Proposed Macrogrid Would Improve Reliability And Resilience Of US Electric Power, Study Says

Researchers have proposed a cost-effective macrogrid that would allow the sharing of power, including renewable wind and solar, across the United States during peak demand times. (Justin Sullivan/Getty Images)
Researchers have proposed a cost-effective macrogrid that would allow the sharing of power, including renewable wind and solar, across the United States during peak demand times. (Justin Sullivan/Getty Images)


By Martin M Barillas

Better connections between U.S. electrical grids could form a costly but effective macrogrid to share power as needed across the country, researchers say, reducing outages during extreme weather and supplying more power during peak usage.

America’s eastern grid has a generating capacity of 700,000 megawatts, while the western grid generates 250,000 megawatts. Currently, seven high-voltage, direct-current transmission lines connect the country’s eastern and western grids, with a capacity of just 1,320 watts.

A seam separating the grids runs from Montana to the borders of Kansas, Nebraska and South Dakota and along the Oklahoma and Texas panhandles.

But what if the West Coast could supply power to the East Coast during its peak usage, and vice versa?

In the Interconnections Seam Study, part of the $220 million Grid Modernization Initiative announced by the Department of Energy in 2016, authors investigated whether better connections would meet peak demand, lower costs and improve grid resilience, reliability and adaptability.

This map shows how a macrogrid (the red lines) could cross the seam separating the eastern and western grids, allowing the entire United States to share electricity, including Midwest wind energy and Southwest solar energy. (Courtesy of the Interconnections Seam Study, the U.S. Department of Energy’s National Renewable Energy Laboratory)

Iowa State University engineers used a computer model to simulate 15 years of projected improvements to transmission and power generation facilities. The model included four designs for transmission across seams, as well as eight scenarios for power generation that account for variables including differences in transmission costs, renewable-electricity generation, gas prices and retirement of existing power plants.

Researchers took the grid-improvement model up to the year 2038. Then, the U.S. Department of Energy’s National Renewable Energy Laboratory in Colorado used the 2038 data to complete an hour-by-hour model of one year of power-sharing across the seam.

The research revealed that benefit-to-cost ratios reached “as high as 2.5,” suggesting that there is considerable value in increasing the transmission capacity between regions.

“So, for every dollar invested, you get up to $2.50 back,” said co-author James McCalley of Iowa State University. A macrogrid of transmission lines looping around the West and Midwest, McCalley said, would cost about $50 billion to build and would have branches in Texas and the Southeast.
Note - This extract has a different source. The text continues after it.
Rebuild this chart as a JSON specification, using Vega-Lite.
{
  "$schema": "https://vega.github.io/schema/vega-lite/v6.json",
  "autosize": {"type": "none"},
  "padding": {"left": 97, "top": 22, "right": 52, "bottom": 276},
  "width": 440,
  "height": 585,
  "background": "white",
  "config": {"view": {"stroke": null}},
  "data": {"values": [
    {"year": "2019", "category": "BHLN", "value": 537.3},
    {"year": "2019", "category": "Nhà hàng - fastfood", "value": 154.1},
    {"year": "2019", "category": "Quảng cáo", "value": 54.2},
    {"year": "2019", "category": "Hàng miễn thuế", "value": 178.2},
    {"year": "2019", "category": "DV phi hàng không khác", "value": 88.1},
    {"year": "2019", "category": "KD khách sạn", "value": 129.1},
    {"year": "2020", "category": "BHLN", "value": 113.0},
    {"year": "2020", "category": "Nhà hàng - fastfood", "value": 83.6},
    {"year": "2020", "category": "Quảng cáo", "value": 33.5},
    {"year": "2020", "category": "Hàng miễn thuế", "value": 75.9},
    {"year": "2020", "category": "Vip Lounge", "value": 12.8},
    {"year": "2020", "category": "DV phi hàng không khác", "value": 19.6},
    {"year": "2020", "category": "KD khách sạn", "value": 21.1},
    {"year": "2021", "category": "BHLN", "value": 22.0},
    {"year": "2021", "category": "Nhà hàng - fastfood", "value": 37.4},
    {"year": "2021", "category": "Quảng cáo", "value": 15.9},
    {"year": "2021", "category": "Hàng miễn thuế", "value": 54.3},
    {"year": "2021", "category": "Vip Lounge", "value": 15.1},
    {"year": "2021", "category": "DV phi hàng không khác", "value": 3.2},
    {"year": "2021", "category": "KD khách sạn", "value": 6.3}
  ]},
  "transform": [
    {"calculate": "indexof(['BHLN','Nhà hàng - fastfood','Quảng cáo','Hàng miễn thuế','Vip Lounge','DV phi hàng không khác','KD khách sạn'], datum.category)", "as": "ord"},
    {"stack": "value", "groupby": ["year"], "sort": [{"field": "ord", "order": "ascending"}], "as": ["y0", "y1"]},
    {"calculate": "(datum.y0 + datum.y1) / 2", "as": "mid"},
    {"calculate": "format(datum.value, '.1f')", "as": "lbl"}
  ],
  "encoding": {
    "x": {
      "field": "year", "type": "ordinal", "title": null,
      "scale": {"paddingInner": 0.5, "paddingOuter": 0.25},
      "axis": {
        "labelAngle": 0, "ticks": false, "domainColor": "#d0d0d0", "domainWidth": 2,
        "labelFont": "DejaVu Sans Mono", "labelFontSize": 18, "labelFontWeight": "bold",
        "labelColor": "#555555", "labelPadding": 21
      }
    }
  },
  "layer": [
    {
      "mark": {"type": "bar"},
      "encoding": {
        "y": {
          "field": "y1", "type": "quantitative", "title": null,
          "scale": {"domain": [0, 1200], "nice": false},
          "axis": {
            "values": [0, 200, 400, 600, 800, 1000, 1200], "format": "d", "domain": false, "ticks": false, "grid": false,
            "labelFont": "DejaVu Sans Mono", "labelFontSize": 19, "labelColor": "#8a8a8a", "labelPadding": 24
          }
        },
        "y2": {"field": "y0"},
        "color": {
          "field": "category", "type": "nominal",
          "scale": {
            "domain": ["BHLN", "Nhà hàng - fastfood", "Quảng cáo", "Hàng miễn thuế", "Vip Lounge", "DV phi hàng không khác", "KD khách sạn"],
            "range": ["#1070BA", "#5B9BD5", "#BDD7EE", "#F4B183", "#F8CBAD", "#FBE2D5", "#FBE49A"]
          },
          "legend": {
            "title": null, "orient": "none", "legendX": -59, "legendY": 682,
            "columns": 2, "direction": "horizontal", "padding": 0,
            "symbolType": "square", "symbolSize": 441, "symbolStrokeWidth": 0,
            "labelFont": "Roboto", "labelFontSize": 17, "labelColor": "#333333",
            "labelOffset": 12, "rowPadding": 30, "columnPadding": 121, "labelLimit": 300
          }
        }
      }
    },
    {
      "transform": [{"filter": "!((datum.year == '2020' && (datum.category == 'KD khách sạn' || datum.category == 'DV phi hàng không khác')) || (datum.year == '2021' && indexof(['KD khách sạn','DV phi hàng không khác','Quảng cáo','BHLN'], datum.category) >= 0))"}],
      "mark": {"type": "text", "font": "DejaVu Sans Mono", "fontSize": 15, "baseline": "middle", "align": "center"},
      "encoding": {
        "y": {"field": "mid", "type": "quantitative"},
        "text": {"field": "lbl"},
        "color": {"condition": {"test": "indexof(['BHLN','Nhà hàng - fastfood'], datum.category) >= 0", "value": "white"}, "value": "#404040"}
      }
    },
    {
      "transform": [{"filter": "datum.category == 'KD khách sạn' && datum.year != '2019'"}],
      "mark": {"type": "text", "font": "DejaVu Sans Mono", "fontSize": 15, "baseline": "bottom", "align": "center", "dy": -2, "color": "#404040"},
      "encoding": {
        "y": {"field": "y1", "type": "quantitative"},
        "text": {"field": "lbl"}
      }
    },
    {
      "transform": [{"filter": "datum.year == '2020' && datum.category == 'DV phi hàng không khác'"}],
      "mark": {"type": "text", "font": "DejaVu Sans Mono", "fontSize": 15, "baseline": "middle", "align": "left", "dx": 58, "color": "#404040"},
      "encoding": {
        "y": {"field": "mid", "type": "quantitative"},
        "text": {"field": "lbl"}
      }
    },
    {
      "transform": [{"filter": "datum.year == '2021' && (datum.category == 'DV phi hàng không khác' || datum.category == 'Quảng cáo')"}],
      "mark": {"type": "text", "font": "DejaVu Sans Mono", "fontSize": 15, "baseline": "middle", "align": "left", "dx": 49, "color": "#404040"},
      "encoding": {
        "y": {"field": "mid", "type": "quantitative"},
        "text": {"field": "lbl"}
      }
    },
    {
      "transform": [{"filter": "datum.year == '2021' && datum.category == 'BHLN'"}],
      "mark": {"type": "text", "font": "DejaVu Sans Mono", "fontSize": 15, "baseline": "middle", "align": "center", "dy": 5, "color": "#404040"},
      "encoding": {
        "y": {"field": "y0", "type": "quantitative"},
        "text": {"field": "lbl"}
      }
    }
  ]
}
Currently, Texas operates its own grid largely separate from the rest.

Under conditions associated with a high-renewable future greater than 40 percent, cross-seam transmission benefits far exceed costs, the authors said. They drew this conclusion based on a 35-year period “to assess savings generated by generation investments and operational efficiencies.”

The proposed macrogrid is cost-effective in several ways, according to McCalley. For example, a macrogrid would allow the sharing of power, especially renewable wind and solar power, across the continent during peak demand at different times.

For weather events like the February 2021 ice-storm blackout in Texas and Iowa’s 2020 derecho wind outage, McCalley said a macrogrid would “deal with these kinds of resilience problems.”

“You could get electricity assistance from other regions very simply. Iowa and other states would be interconnected with other areas,” he said.

But there are a lot of political considerations to building a macrogrid, and in addition to the projected cost, there are objections to transmission lines and wind turbines.

“Every form of energy has negatives,” McCalley said. “Tell me a better alternative.”